Stated task:
How many of the lines below contain "React"? Answer with that number alone.

Provided data:
━━━━

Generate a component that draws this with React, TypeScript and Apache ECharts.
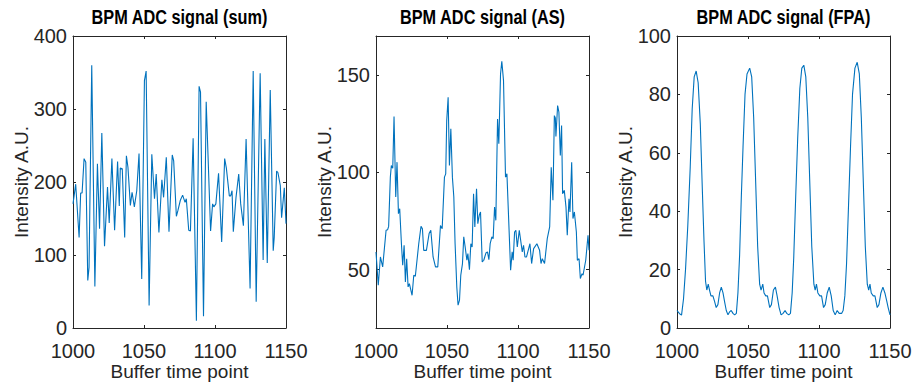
import React, { useEffect, useRef } from "react";
import * as echarts from "echarts";

const titles = ["BPM ADC signal (sum)", "BPM ADC signal (AS)", "BPM ADC signal (FPA)"];
const xLabel = "Buffer time point";
const yLabel = "Intensity A.U.";

const sumX = [1000, 1001.9, 1004.3, 1005.4, 1006.4, 1007.8, 1009.0, 1010.4, 1011.3, 1013.2, 1015.4, 1017.2, 1018.7, 1020.3, 1022.2, 1024.3, 1025.5, 1027.4, 1029.3, 1031.4, 1032.6, 1033.3, 1034.7, 1036.4, 1037.6, 1038.7, 1040.4, 1041.6, 1043.2, 1044.9, 1046.5, 1048.4, 1050.3, 1051.5, 1053.6, 1055.5, 1057.4, 1058.6, 1060.5, 1062.6, 1063.8, 1065.7, 1067.6, 1069.9, 1070.9, 1072.8, 1073.9, 1075.6, 1077.2, 1078.9, 1079.8, 1081.5, 1082.7, 1084.6, 1086.9, 1088.8, 1089.8, 1091.9, 1093.8, 1096.9, 1098.3, 1099.2, 1100.6, 1102.5, 1104.7, 1106.8, 1108.0, 1110.1, 1111.0, 1112.0, 1112.9, 1114.8, 1116.7, 1118.1, 1120.0, 1121.9, 1124.7, 1126.9, 1129.0, 1131.8, 1133.9, 1135.1, 1136.8, 1138.9, 1141.0, 1141.7, 1143.4, 1144.3, 1146.0, 1146.9, 1148.8, 1150];
const sumY = [170, 197, 124, 185, 185, 232, 227, 65, 83, 360, 57, 225, 136, 267, 112, 193, 144, 232, 134, 228, 167, 219, 218, 124, 236, 220, 168, 186, 166, 188, 239, 67, 339, 352, 31, 238, 177, 211, 131, 203, 179, 234, 132, 237, 229, 153, 161, 175, 182, 172, 177, 134, 133, 260, 10, 331, 323, 16, 310, 133, 170, 166, 170, 212, 118, 232, 219, 181, 181, 188, 132, 179, 211, 170, 140, 259, 54, 352, 36, 349, 93, 259, 89, 326, 106, 124, 215, 213, 195, 151, 192, 143];

const asX = [1000, 1001.6, 1003.1, 1004.7, 1005.9, 1007.1, 1008.2, 1008.9, 1010.1, 1010.8, 1011.8, 1012.7, 1013.9, 1014.8, 1015.8, 1016.7, 1017.9, 1018.8, 1019.8, 1020.7, 1021.6, 1022.6, 1023.5, 1025.4, 1026.6, 1027.7, 1030.1, 1031.7, 1032.7, 1033.6, 1035.5, 1037.4, 1038.6, 1040.2, 1041.9, 1043.5, 1045.4, 1046.6, 1048.2, 1049.1, 1049.8, 1050.8, 1051.7, 1052.7, 1053.8, 1054.8, 1055.7, 1056.9, 1057.8, 1058.8, 1059.7, 1060.9, 1061.8, 1062.8, 1064.0, 1064.7, 1065.8, 1066.8, 1067.7, 1068.7, 1069.6, 1070.8, 1071.7, 1072.7, 1073.6, 1074.8, 1075.9, 1077.4, 1078.5, 1079.5, 1080.4, 1081.6, 1082.5, 1083.5, 1084.4, 1085.6, 1086.5, 1087.7, 1088.6, 1089.8, 1091.2, 1092.2, 1094.8, 1095.9, 1096.6, 1097.6, 1098.5, 1099.5, 1100.9, 1103.0, 1103.9, 1104.9, 1106.0, 1108.4, 1109.6, 1111.0, 1113.3, 1115.2, 1116.2, 1117.1, 1118.7, 1120.6, 1122.3, 1123.4, 1124.6, 1125.6, 1126.3, 1126.7, 1127.9, 1128.8, 1129.8, 1130.7, 1131.4, 1132.6, 1133.8, 1134.7, 1135.9, 1136.6, 1137.8, 1138.7, 1139.7, 1141.1, 1141.8, 1143.0, 1143.9, 1145.1, 1145.8, 1147.7, 1149.3, 1150];
const asY = [59, 42.0, 56.5, 51.4, 60.8, 70.2, 70.5, 72.2, 97.5, 103.5, 102.1, 128.6, 87.3, 105.2, 78.7, 81.3, 63.3, 52.2, 62.5, 43.7, 55.6, 41.1, 42.8, 36.8, 47.1, 46.6, 63.3, 72.2, 71.0, 59.9, 59.9, 68.5, 70.2, 56.5, 51.4, 51.4, 72.7, 71.0, 97.5, 99.2, 126.6, 138.5, 103.5, 122.3, 97.5, 87.3, 63.3, 41.1, 31.7, 34.3, 47.1, 53.1, 66.8, 61.6, 54.8, 58.2, 50.0, 63.3, 61.6, 89.0, 71.9, 91.5, 73.6, 77.9, 79.6, 53.9, 54.8, 58.5, 59.1, 55.1, 63.3, 66.8, 65.9, 82.1, 75.3, 127.4, 114.6, 150.5, 157.0, 147.1, 97.5, 99.2, 49.7, 59.1, 54.8, 69.3, 70.2, 61.6, 70.2, 59.1, 62.5, 56.5, 56.5, 63.3, 53.1, 60.8, 63.3, 59.9, 53.1, 55.6, 53.1, 65.9, 71.9, 102.6, 85.6, 129.1, 127.9, 118.4, 134.3, 130.9, 108.6, 124.0, 89.0, 90.7, 82.1, 67.6, 86.4, 79.6, 105.2, 76.2, 79.6, 69.3, 54.8, 55.6, 45.4, 47.9, 47.1, 54.8, 67.6, 59.9];

const fpaX = [1000, 1001.8, 1003.2, 1004.6, 1006.0, 1007.6, 1009.3, 1010.7, 1012.1, 1013.5, 1014.9, 1016.4, 1017.8, 1019.0, 1020.1, 1021.0, 1022.0, 1022.9, 1023.9, 1025.3, 1026.5, 1027.6, 1028.8, 1030.0, 1031.2, 1032.4, 1033.5, 1034.7, 1035.9, 1037.0, 1038.2, 1039.4, 1040.6, 1041.8, 1042.9, 1044.1, 1045.3, 1046.5, 1047.9, 1049.3, 1051.2, 1052.6, 1054.0, 1055.4, 1056.8, 1058.2, 1059.2, 1060.4, 1061.3, 1062.5, 1063.7, 1065.3, 1066.5, 1067.9, 1069.3, 1070.5, 1071.9, 1073.3, 1074.7, 1076.1, 1077.3, 1078.7, 1079.9, 1081.1, 1082.2, 1083.6, 1085.0, 1086.5, 1087.9, 1089.3, 1090.7, 1092.1, 1093.5, 1094.9, 1096.4, 1097.3, 1098.2, 1099.2, 1100.6, 1101.8, 1103.2, 1104.4, 1105.8, 1107.2, 1108.6, 1110.0, 1111.4, 1112.8, 1114.2, 1115.9, 1117.0, 1118.2, 1119.4, 1120.8, 1122.2, 1123.6, 1125.3, 1126.9, 1128.4, 1129.8, 1131.2, 1132.6, 1134.0, 1135.0, 1135.9, 1136.8, 1138.2, 1139.4, 1141.0, 1142.2, 1143.6, 1145.0, 1146.4, 1147.8, 1148.7, 1150];
const fpaY = [6, 4.9, 4.4, 10, 20, 35, 55, 75, 86, 88, 84, 70, 48, 30, 16, 13, 15, 13, 11, 11, 9, 7, 8, 12, 14, 12, 9, 6, 4.5, 5.5, 6, 5, 4.5, 5, 12, 25, 45, 62, 80, 87, 89, 86, 72, 50, 28, 15, 13, 15, 12, 11, 11, 7, 8, 13, 14, 11, 7, 4.5, 5, 6, 5, 4.5, 5, 12, 24, 45, 65, 82, 89, 90, 86, 72, 50, 28, 15, 13, 15, 12, 11, 11, 7, 8, 12, 14, 11, 6, 4.5, 6, 5, 5, 6, 11, 22, 42, 62, 80, 89, 91, 87, 72, 50, 28, 15, 13, 15, 12, 11, 11, 7, 8, 12, 14, 12, 9, 7, 4.5];

const yMins = [0, 20, 0];
const yMaxs = [400, 170, 100];
const yTickVals = [[0, 100, 200, 300, 400], [50, 100, 150], [0, 20, 40, 60, 80, 100]];

const zip = (xs: number[], ys: number[]) => xs.map((x, i) => [x, ys[i]]);
const seriesData = [zip(sumX, sumY), zip(asX, asY), zip(fpaX, fpaY)];

const NARROW = "Liberation Sans Narrow, Arial Narrow, sans-serif";
const FONT = "Liberation Sans, Arial, Helvetica, sans-serif";
const AX = "#262626";
const gridLefts = [73, 376, 677];
const gridW = 213;
const gridTop = 36;
const gridH = 292;

export default function App() {
  const ref = useRef<HTMLDivElement>(null);
  useEffect(() => {
    if (!ref.current) return;
    const chart = echarts.init(ref.current, undefined, { renderer: "svg" });
    const grids: any[] = [];
    const xAxes: any[] = [];
    const yAxes: any[] = [];
    const series: any[] = [];
    const graphics: any[] = [];
    for (let i = 0; i < 3; i++) {
      grids.push({
        left: gridLefts[i],
        top: gridTop,
        width: gridW,
        height: gridH,
        containLabel: false,
        outerBoundsMode: "none",
      });
      graphics.push({
        type: "text",
        x: gridLefts[i] + gridW / 2,
        y: 17,
        scaleX: 1,
        scaleY: 1.22,
        style: {
          text: titles[i],
          fontFamily: FONT,
          fontSize: 16.3,
          fontWeight: "bold",
          fill: "#000",
          textAlign: "center",
          textVerticalAlign: "middle",
        },
      });
      const baseX = {
        type: "value",
        gridIndex: i,
        min: 1000,
        max: 1150,
        interval: 50,
        axisLine: { show: true, onZero: false, lineStyle: { color: AX, width: 1 } },
        axisTick: { show: true, inside: true, length: 3, lineStyle: { color: AX } },
        splitLine: { show: false },
      };
      xAxes.push({
        ...baseX,
        position: "bottom",
        name: xLabel,
        nameLocation: "middle",
        nameGap: 34,
        nameMoveOverlap: false,
        nameTextStyle: { fontFamily: FONT, fontSize: 19, color: AX },
        axisLabel: {
          show: true,
          margin: 13,
          fontFamily: NARROW,
          fontSize: 20,
          color: AX,
          formatter: (v: number) => String(v),
        },
      });
      xAxes.push({ ...baseX, position: "top", axisLabel: { show: false } });
      const baseY = {
        type: "value",
        gridIndex: i,
        min: yMins[i],
        max: yMaxs[i],
        axisLine: { show: true, onZero: false, lineStyle: { color: AX, width: 1 } },
        axisTick: { show: true, inside: true, length: 3, lineStyle: { color: AX }, customValues: yTickVals[i] },
        splitLine: { show: false },
      };
      yAxes.push({
        ...baseY,
        position: "left",
        name: yLabel,
        nameLocation: "middle",
        nameGap: 42,
        nameMoveOverlap: false,
        nameTextStyle: { fontFamily: FONT, fontSize: 19, color: AX },
        axisLabel: {
          show: true,
          margin: 6,
          fontFamily: NARROW,
          fontSize: 20,
          color: AX,
          customValues: yTickVals[i],
          formatter: (v: number) => String(v),
        },
      });
      yAxes.push({ ...baseY, position: "right", axisLabel: { show: false } });
      series.push({
        type: "line",
        xAxisIndex: i * 2,
        yAxisIndex: i * 2,
        data: seriesData[i],
        showSymbol: false,
        symbol: "none",
        smooth: false,
        lineStyle: { color: "#0072BD", width: 1.1 },
      });
    }
    chart.setOption({
      animation: false,
      backgroundColor: "#ffffff",
      graphic: graphics,
      grid: grids,
      xAxis: xAxes,
      yAxis: yAxes,
      series,
    });
    return () => chart.dispose();
  }, []);
  return (
    <div
      ref={ref}
      style={{ position: "fixed", left: 0, top: 0, width: 912, height: 385 }}
    />
  );
}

━━━━

Completed task:
2